Он разговаривал с ней то на «вы», то на «ты», называл даже не по фамилии, а «подозреваемая». И требовал только одного: признания. Инна понимала: ее хотят взять измором. Им надо, чтобы она призналась, и тогда не придется корячиться, искать настоящего убийцу.
Она всякое слышала про милицию и прокуратуру, в основном плохое. Недавно какая-то правозащитница по телевизору рассказывала, что, прежде чем нашли белорусского маньяка Михасевича, четырнадцать человек признались. Четырнадцать
Однако в глубине души Инна не верила, считала все это не то чтобы полным враньем, но преувеличением. Люди любят ужасы рассказывать, а на самом деле справедливость все-таки торжествует.
Ночью на вонючих нарах она старалась поудобней положить голову, чтобы шея не болела. Был бы шарфик какой-нибудь шерстяной, она бы закутала шею, стало бы легче. Но ничего не было, ничего. А главное, не было справедливости. Почему этот ублюдок, милицейский врач, не разглядел синяк? Не захотел разглядеть. Все они заодно.
Она вдруг вспомнила, как однажды, совсем недавно, сидела в метро на лавочке и ждала подругу. А рядом сидела молодая мамаша с ребенком лет трех. Мальчик плакал, капризничал, бедная мамаша уговаривала его, а он орал, требовал мороженое сию минуту. Не хотел слушать, что в метро мороженое не продается. Мимо проходил милиционер, симпатичный такой, с усиками. И мамаша сказала:
— Вот будешь плакать, тебя милиционер заберет. А он вдруг подошел, присел на корточки, погладил ребенка по головке и говорит:
— Не бойся, маленький. Никто тебя не заберет. Не бойся милиционеров.
А потом к мамаше обратился:
— Что же вы делаете? Зачем вы нами детей пугаете? Звери мы, что ли?
Инна тогда подумала: действительно, нехорошо детей милицией пугать.
Однако вот ведь, оказывается, и правда, звери они. Арестовали невиновного человека, посадили с воровками-проститутками и хотят только одного: чтобы Инна на себя наговорила, чтобы самое себя в зону отправила, к их удовольствию.
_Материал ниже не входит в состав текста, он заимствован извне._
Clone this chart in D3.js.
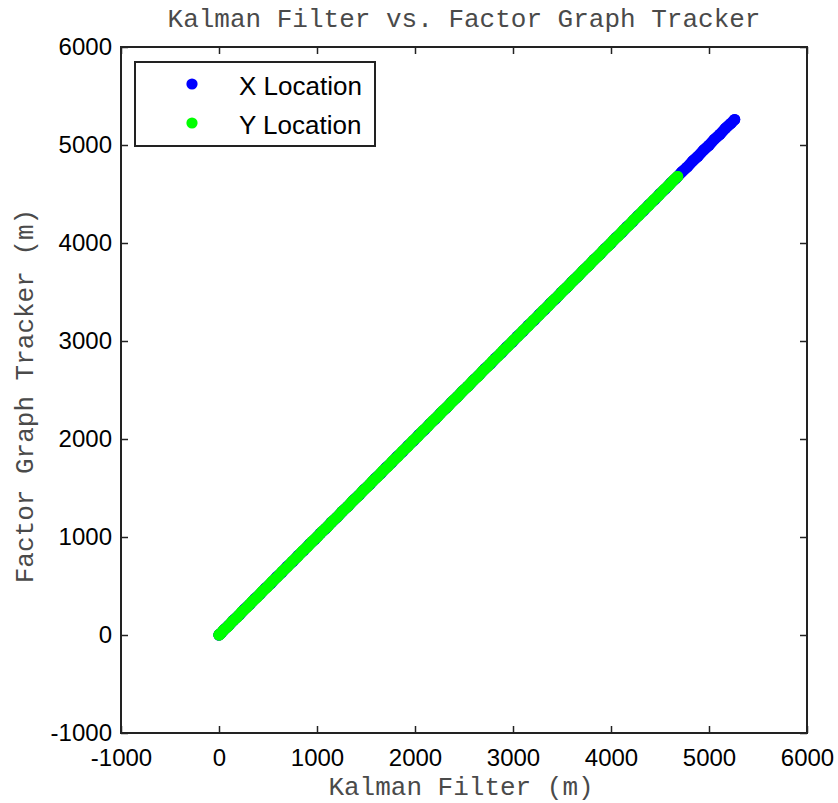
<!DOCTYPE html>
<html>
<head>
<meta charset="utf-8">
<script src="https://cdn.jsdelivr.net/npm/d3@7"></script>
<style>
  body { margin: 0; background: #fff; }
  .tick text { font-family: Arial, "Liberation Sans", sans-serif; font-size: 24px; fill: #000; }
  .tick line { stroke: #222; stroke-width: 1.5px; }
  .mono { font-family: "Courier New", "Liberation Mono", monospace; font-size: 26px; fill: #4a4a4a; }
</style>
</head>
<body>
<div id="chart"></div>
<script>
// Kalman filter estimate vs factor graph estimate (metres)
var kfX = [0, 4, 18, 52, 97, 148, 203, 255, 311, 368, 420, 476, 531, 589, 642, 700, 755, 812, 866, 925,
  979, 1036, 1090, 1148, 1203, 1258, 1315, 1369, 1427, 1481, 1538, 1594, 1649, 1706, 1760, 1818, 1872, 1929,
  1985, 2040, 2097, 2151, 2209, 2263, 2320, 2376, 2431, 2488, 2542, 2600, 2655, 2711, 2767, 2822, 2879, 2933,
  2991, 3046, 3102, 3158, 3213, 3270, 3324, 3382, 3437, 3493, 3549, 3604, 3661, 3715, 3773, 3828, 3884, 3940,
  3995, 4052, 4106, 4164, 4219, 4275, 4331, 4386, 4443, 4497, 4555, 4610, 4666, 4722, 4777, 4834, 4888, 4946,
  5001, 5057, 5113, 5168, 5222, 5262];
var fgX = [0, 6, 15, 55, 95, 151, 200, 258, 309, 371, 418, 479, 528, 592, 640, 703, 752, 815, 864, 928,
  976, 1039, 1087, 1151, 1200, 1261, 1312, 1372, 1424, 1484, 1535, 1597, 1646, 1709, 1757, 1821, 1869, 1932,
  1982, 2043, 2094, 2154, 2206, 2266, 2317, 2379, 2428, 2491, 2539, 2603, 2652, 2714, 2764, 2825, 2876, 2936,
  2988, 3049, 3099, 3161, 3210, 3273, 3321, 3385, 3434, 3496, 3546, 3607, 3658, 3718, 3770, 3831, 3881, 3943,
  3992, 4055, 4103, 4167, 4216, 4278, 4328, 4389, 4440, 4500, 4552, 4613, 4663, 4725, 4774, 4837, 4885, 4949,
  4998, 5060, 5110, 5171, 5219, 5260];

var kfY = [0, 3, 14, 45, 88, 136, 187, 236, 288, 339, 391, 441, 493, 543, 596, 646, 698, 748, 801, 851,
  903, 954, 1005, 1057, 1108, 1159, 1211, 1261, 1313, 1364, 1415, 1467, 1517, 1569, 1620, 1671, 1723, 1773,
  1825, 1876, 1927, 1979, 2029, 2081, 2132, 2183, 2235, 2285, 2337, 2388, 2439, 2491, 2541, 2593, 2644, 2695,
  2747, 2797, 2849, 2900, 2951, 3003, 3053, 3105, 3156, 3207, 3259, 3309, 3361, 3412, 3463, 3515, 3565, 3617,
  3668, 3719, 3771, 3821, 3873, 3924, 3975, 4027, 4077, 4129, 4180, 4231, 4283, 4333, 4385, 4436, 4487, 4539,
  4589, 4641, 4680];
var fgY = [0, 5, 11, 48, 85, 139, 184, 239, 285, 342, 388, 444, 490, 546, 593, 649, 695, 751, 798, 854,
  900, 957, 1002, 1060, 1105, 1162, 1208, 1264, 1310, 1367, 1412, 1470, 1514, 1572, 1617, 1674, 1720, 1776,
  1822, 1879, 1924, 1982, 2026, 2084, 2129, 2186, 2232, 2288, 2334, 2391, 2436, 2494, 2538, 2596, 2641, 2698,
  2744, 2800, 2846, 2903, 2948, 3006, 3050, 3108, 3153, 3210, 3256, 3312, 3358, 3415, 3460, 3518, 3562, 3620,
  3665, 3722, 3768, 3824, 3870, 3927, 3972, 4030, 4074, 4132, 4177, 4234, 4280, 4336, 4382, 4439, 4484, 4542,
  4586, 4644, 4678];

var xTicks = [-1000, 0, 1000, 2000, 3000, 4000, 5000, 6000];
var yTicks = [-1000, 0, 1000, 2000, 3000, 4000, 5000, 6000];
var legendLabels = ["X Location", "Y Location"];
var colors = ["#0000ff", "#00ff00"];

var svgWidth = 838, svgHeight = 803;
var margin = {top: 47, right: 31, bottom: 70, left: 121};
var width = svgWidth - margin.left - margin.right;
var height = svgHeight - margin.top - margin.bottom;

var svg = d3.select("#chart").append("svg")
  .attr("width", svgWidth)
  .attr("height", svgHeight);

var chartGroup = svg.append("g")
  .attr("transform", `translate(${margin.left}, ${margin.top})`);

var xScale = d3.scaleLinear().domain([-1000, 6000]).range([0, width]);
var yScale = d3.scaleLinear().domain([-1000, 6000]).range([height, 0]);

var dotR = 5.6;

// points: X location first, Y location drawn on top.
// the real samples are much denser than these, so a round-capped band of
// marker width joins them the way the overlapping markers do in the original
var series = [
  {a: kfX, b: fgX, color: colors[0]},
  {a: kfY, b: fgY, color: colors[1]}
];
var line = d3.line().x(d => xScale(d[0])).y(d => yScale(d[1]));
series.forEach(function(s) {
  var pts = s.a.map((v, i) => [v, s.b[i]]);
  var g = chartGroup.append("g");
  g.append("path")
    .datum(pts)
    .attr("d", line)
    .attr("fill", "none")
    .attr("stroke", s.color)
    .attr("stroke-width", dotR * 2)
    .attr("stroke-linecap", "round")
    .attr("stroke-linejoin", "round");
  g.selectAll("circle")
    .data(pts)
    .enter()
    .append("circle")
    .attr("cx", d => xScale(d[0]))
    .attr("cy", d => yScale(d[1]))
    .attr("r", dotR)
    .attr("fill", s.color);
});

// axes, ticks pointing inwards on all four sides
var fmt = d => String(d);
function styleAxis(g) {
  g.select(".domain").remove();
}
chartGroup.append("g")
  .attr("transform", `translate(0, ${height})`)
  .call(d3.axisBottom(xScale).tickValues(xTicks).tickSizeInner(-7).tickSizeOuter(0).tickPadding(16).tickFormat(fmt))
  .call(styleAxis);
chartGroup.append("g")
  .call(d3.axisTop(xScale).tickValues(xTicks).tickSizeInner(-7).tickSizeOuter(0).tickFormat(""))
  .call(styleAxis);
chartGroup.append("g")
  .call(d3.axisLeft(yScale).tickValues(yTicks).tickSizeInner(-7).tickSizeOuter(0).tickPadding(9).tickFormat(fmt))
  .call(styleAxis);
chartGroup.append("g")
  .attr("transform", `translate(${width}, 0)`)
  .call(d3.axisRight(yScale).tickValues(yTicks).tickSizeInner(-7).tickSizeOuter(0).tickFormat(""))
  .call(styleAxis);

chartGroup.append("rect")
  .attr("width", width)
  .attr("height", height)
  .attr("fill", "none")
  .attr("stroke", "#222")
  .attr("stroke-width", 2);

// legend
var legend = chartGroup.append("g").attr("transform", "translate(14, 15)");
legend.append("rect")
  .attr("width", 240)
  .attr("height", 84)
  .attr("fill", "#fff")
  .attr("stroke", "#222")
  .attr("stroke-width", 2);
legendLabels.forEach(function(label, i) {
  legend.append("circle")
    .attr("cx", 57)
    .attr("cy", 22 + i * 39)
    .attr("r", dotR)
    .attr("fill", colors[i]);
  legend.append("text")
    .attr("x", 104)
    .attr("y", 33 + i * 39)
    .style("font-family", "Arial, 'Liberation Sans', sans-serif")
    .style("font-size", "26px")
    .text(label);
});

// title and axis labels
svg.append("text")
  .attr("class", "mono")
  .attr("x", margin.left + width / 2)
  .attr("y", 27)
  .attr("text-anchor", "middle")
  .text("Kalman Filter vs. Factor Graph Tracker");

svg.append("text")
  .attr("class", "mono")
  .attr("x", margin.left + width / 2 - 3)
  .attr("y", 795)
  .attr("text-anchor", "middle")
  .text("Kalman Filter (m)");

svg.append("text")
  .attr("class", "mono")
  .attr("transform", "translate(33, 396) rotate(-90)")
  .attr("text-anchor", "middle")
  .text("Factor Graph Tracker (m)");
</script>
</body>
</html>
Задремала она только на рассвете, и сразу ее разбудили. Она бы еще поспала под утренний шум камеры, но раздался голос:
— Зелинская, к следователю!
Он был не один в кабинете. У окна стоял и курил человек в милицейской форме. Инне жутко захотелось курить, но попросить она не решилась. От тусклых отечных глазок этого следователя у нее мурашки по спине бежали. Инна кожей чувствовала: он вовсе не уверен в ее виновности. Какой же сволочью надо быть, чтобы заставлять признаться…
Тот, что стоял у окна, повернулся лицом, и Инна сразу его узнала. Надо же, тот самый, с усиками, который подошел в метро. Она его так хорошо запомнила потому, что очень удивилась: вот ведь человек, не поленился, подошел. Важно ему, что о них, о милиции, говорят детям… Не понимая, что на нее нашло, она вдруг сказала, тихо и внятно:
— А вы все-таки звери, оказывается. И правильно вами детей пугают. Звери вы, граждане милиционеры.
— Подозреваемая, прекратите! — Следователь шарахнул кулаком по столу. — За оскорбление при исполнении полагается…
— Да ладно вам, — махнул на него рукой усатый. — Инна Валерьевна, как вы себя чувствуете?
— Отлично! Мне здесь, в КПЗ, отлично! — буркнула Инна.
— Как ваша шея?
У Инны на секунду остановилось сердце. Неужели все-таки решили искать настоящего убийцу?